Saturday, September 8, 2012

Desperately seeking trends

Doug Schoen and Pat Caddell's latest piece of advice to Obama suggests that his campaign is in trouble and needs a sudden change. As evidence of Obama's recent troubles, they cherry-pick from a number of polls, noting that Obama is trailing Romney badly in the "battleground" state of Missouri (which isn't actually a battleground this year) and that Romney has closed the gap with Obama nationwide since May. Then they do this:
President Obama now leads by just one point in the latest PPP Florida poll (48%-47%)—down from a four-point lead (50%-46%) in an Aug. 22-26 CNN poll.
Look, I'm no pollster, but isn't comparing results across different polling firms and calling it a trend one of the cardinal sins of polling interpretation? And, given those polls' margins of error, aren't those two results statistically indistinguishable from one another?

4 comments:

Anonymous said...

you are correct -- averaging treats the quality as all the same, and washes out margin of error

andrew said...

If the poll has a margin of error of three points, which would be pretty typical, the difference between a four point spread and a one point spread is material enough to care about, although hardly enough to call for an about face. The difference between a 0.3 SD gap and a 1.3 SD gap makes a decent difference in the relative probabilities.

If one is really cherry picking, then yes, that is bad practice. But, if one is comprehensively reviewing and updating all new horse race data since a previous regular installment during the election season, and the result is robust across all of the new polls that exist and not merely a cherry picked subset, then the statistical power of the conclusion that there might be a trend rises. From a reader's perspective, this comes down to the author's credibility.
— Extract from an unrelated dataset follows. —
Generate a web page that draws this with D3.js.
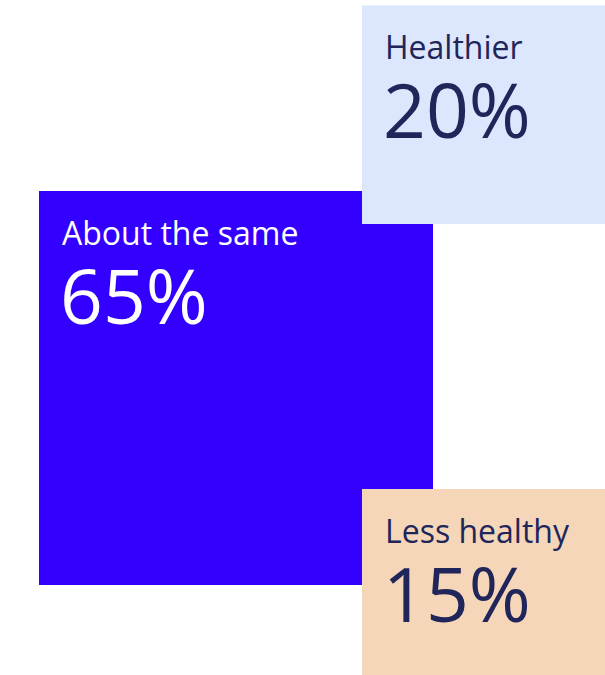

Poly sci models tend to discount the importance of campaigning period, however. Also, since many poly sci models show Colorado as the median state in political preference in the United States, the only poll that matters if relative partisan inclinations in swing states are stable is the Presidential race polling in Colorado.

Seth Masket said...

If the poll has a margin of error of three points, which would be pretty typical, the difference between a four point spread and a one point spread is material enough to care about, although hardly enough to call for an about face.

Is this the right way to think about it? Does the margin of error apply to the spread between the candidates, or just to the estimates of the candidates' popularity? That is, if one poll has Obama at 50% ±3, and the second has him at 48% ±3, then we can't really say that any change has occurred at all, right?

andrew said...

Shorter version: No.

The lead number is the top of the Bell Curve. If one poll has him at 50% and the next has him at 48%, it is more likely that Obama's actual support has fallen than it is that Obama's support has risen or stayed constant. In particular, a one SD spread of Obama at 47-53 v. a one SD spread of Obama at 45-51 makes a lot of difference at the high end of the former and the low end of the latter result.

There is a nice hefty chunk of probability that there is in fact no change (centered around a mean value of 49%). But, the results aren't identical and there is a direction. The more data points you have the more statistical power you get, although you get much less of a boost in statistical power from pooling the raw data into one megapoll (which is usually the better choice in a highly homogeneous question and methodology) v. treating each poll as an independent data point which is the intuitive thing to do.

Increasing the sample size by a factor of ten decreases the margin of error by about 50% in the range of values where Presidential polls typically fall out.